The album topped both the Top Latin Albums and Regional Mexican Albums charts, as well as reaching number one in Mexico and Spain. It was also certified platinum in both United States and Mexico. With Hecho en México topping the Top Latin Albums chart, Fernández became the first artist to achieve number-one albums in the list through four different decades after reaching the top position with Me Estoy Enamorando (1997), Entre Tus Brazos (2000), Dos Mundos: Evolución (2009), Confidencias (2013) and Rompiendo Fronteras (2017).

==Background==
Hecho en México marked a return to Regional Mexican music for Fernández after releasing mainly latin pop albums such as Rompiendo Fronteras (2017), Confidencias (2013) and Dos Mundos: Evolución (2009), about the album he said that "it is the compilation of great stories, endless searches and countless hours of work, going back to my roots couldn't take less than that". To promote the album, Fernández embarked on the Hecho en México World Tour, spanning through several cities of Mexico, United States and Spain, as well as including his first concerts in London, Paris and Toronto.

==Singles==
The album was supported by two singles, "Caballero", released on October 3, 2019, and "Te Olvidé", released on January 17, 2020. To promote the special edition of the album, four of its songs were released as singles, two in 2020: "Eso y Más" on April 8 and "Decepciones" featuring Mexican band Calibre 50 on August 21, and two in 2021: "Duele" featuring Mexican singer Christian Nodal on February 21 and "No Lo Beses (Mariachi)" on July 15. All singles but "Eso y Más" and "No Lo Beses (Mariachi)" appeared in the Hot Latin Songs chart ("Caballero" at 20, "Te Olvide" at 23, "Duele" at 23 and "Decepciones" at 28), additionally, the four singles previously mentioned also topped the Regional Mexican Airplay chart, giving Fernandéz his first number-one songs in the chart.

==Critical reception==
American magazine Billboard place the album was number forty-eight in their list of 50 Best Albums of 2020, Griselda Flores wrote that "with mariacheño (a fusion of mariachi and norteño) songs like "Caballero," "Decepciones" and "Mentí", the Mexican singer revitalizes traditional regional Mexican music, but adds a contemporary twist, thanks to the contributions of young songwriters like Joss Favela, Eden Muñoz and Christian Nodal".

== Track listing ==
All tracks were produced by Áureo Baqueiro.

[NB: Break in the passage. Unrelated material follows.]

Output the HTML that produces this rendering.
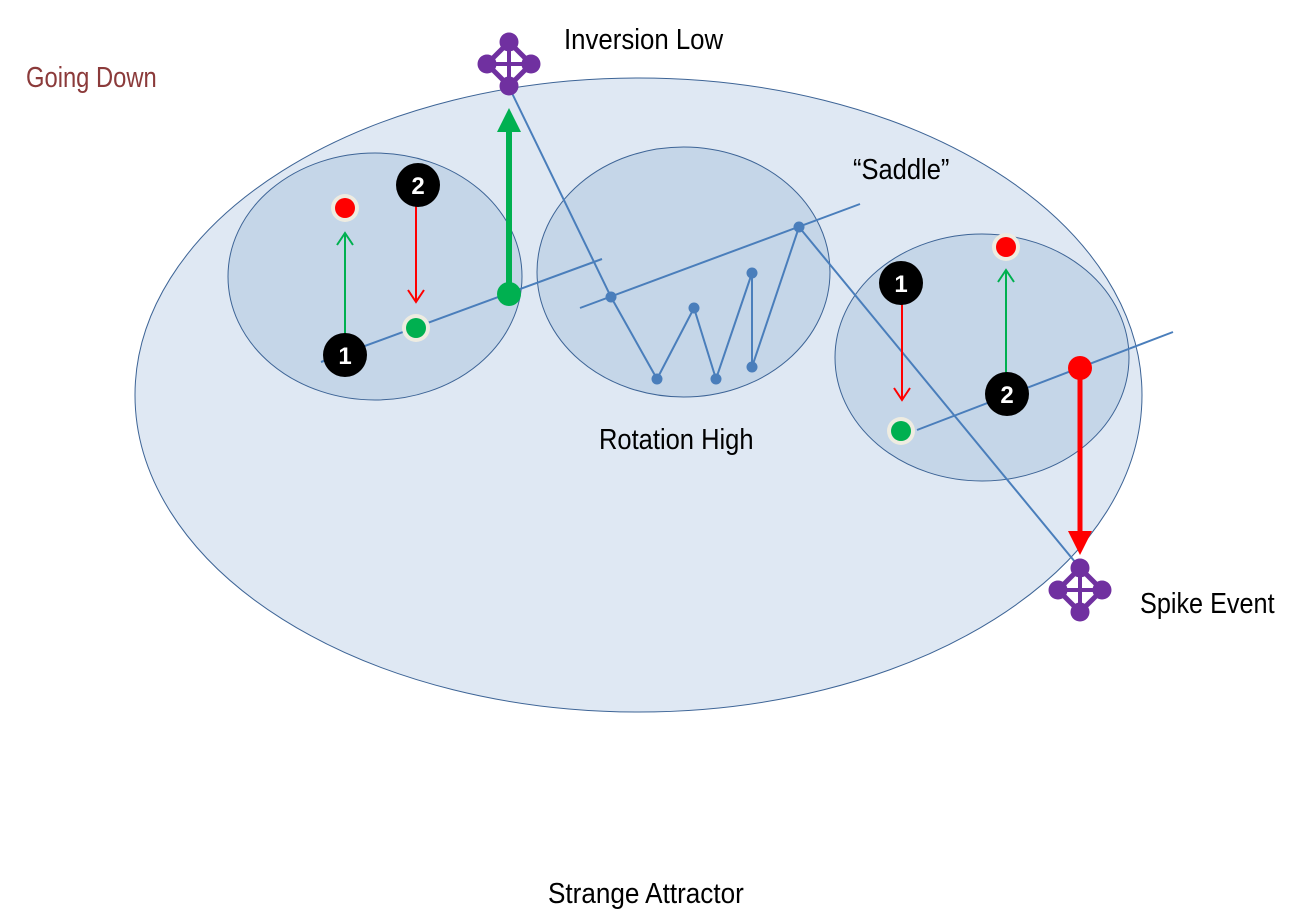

Hecho en México track listing
| No. | Title | Writer(s) | Length |
|---|---|---|---|
| 1. | "A Que Sabe el Olvido" | Joss Favela | 3:13 |
| 2. | "Caballero" | José Luis Roma | 3:49 |
| 3. | "Decepciones" | Rodolfo Edén Muñoz Cantú | 3:44 |
| 4. | "Te Olvidé" | Francisco "El Gallo" Elizalde; Roberto "El Serebro" Álvarez Gómez; | 3:06 |
| 5. | "Más No Puedo" (featuring Christian Nodal) | Christian Nodal | 3:42 |
| 6. | "Mudanza a la Luna" | Espinoza Paz | 3:48 |
| 7. | "Por Tu Adiós" | Luís Carlos Monroy; Manu Moreno; | 4:05 |
| 8. | "Mentí" (featuring Vicente Fernández) | Oliver Ochoa López | 3:16 |
| 9. | "La Mesa 20" | Jaime Flores; Monroy; | 2:40 |
| 10. | "Hasta en Mis Huesos" | Jorge Massias | 4:04 |
| 11. | "Nuestro Gran Secreto" | Brian Sandoval | 2:23 |
| Total length: |  |  | 39:50 |

Hecho en México (Special Edition) track listing
| No. | Title | Writer(s) | Length |
|---|---|---|---|
| 12. | "No Lo Beses (Mariachi)" | José Luis Ortega | 3:22 |
| 13. | "No Prenderé la Luz" | Pablo Preciado; Poncho Arocha; | 3:31 |
| 14. | "Duele" (featuring Christian Nodal) | Edgar Barrera; Nodal; | 3:13 |
| 15. | "Ibas de Salida" | Favela | 3:20 |
| 16. | "Decepciones" (featuring Calibre 50) | Muñoz Cantú | 3:44 |
| 17. | "Eso y Más" | José Manuel Figueroa | 2:46 |
| Total length: |  |  | 57:55 |

==Charts==

Chart performance for Hecho en México
| Chart (2020) | Peak position |
|---|---|
| Canadian Albums (Billboard) | 88 |
| Mexican Albums (AMPROFON) | 1 |
| Spanish Albums (PROMUSICAE) | 1 |
| US Billboard 200 | 65 |
| US Top Latin Albums (Billboard) | 1 |
| US Regional Mexican Albums (Billboard) | 1 |

==Certifications==

Certifications for Hecho en México
| Region | Certification | Certified units/sales |
| Mexico (AMPROFON) | 2× Platinum+Gold | 150,000^{‡} |
| United States (RIAA) | Platinum (Latin) | 60,000^{‡} |
^{‡} Sales+streaming figures based on certification alone.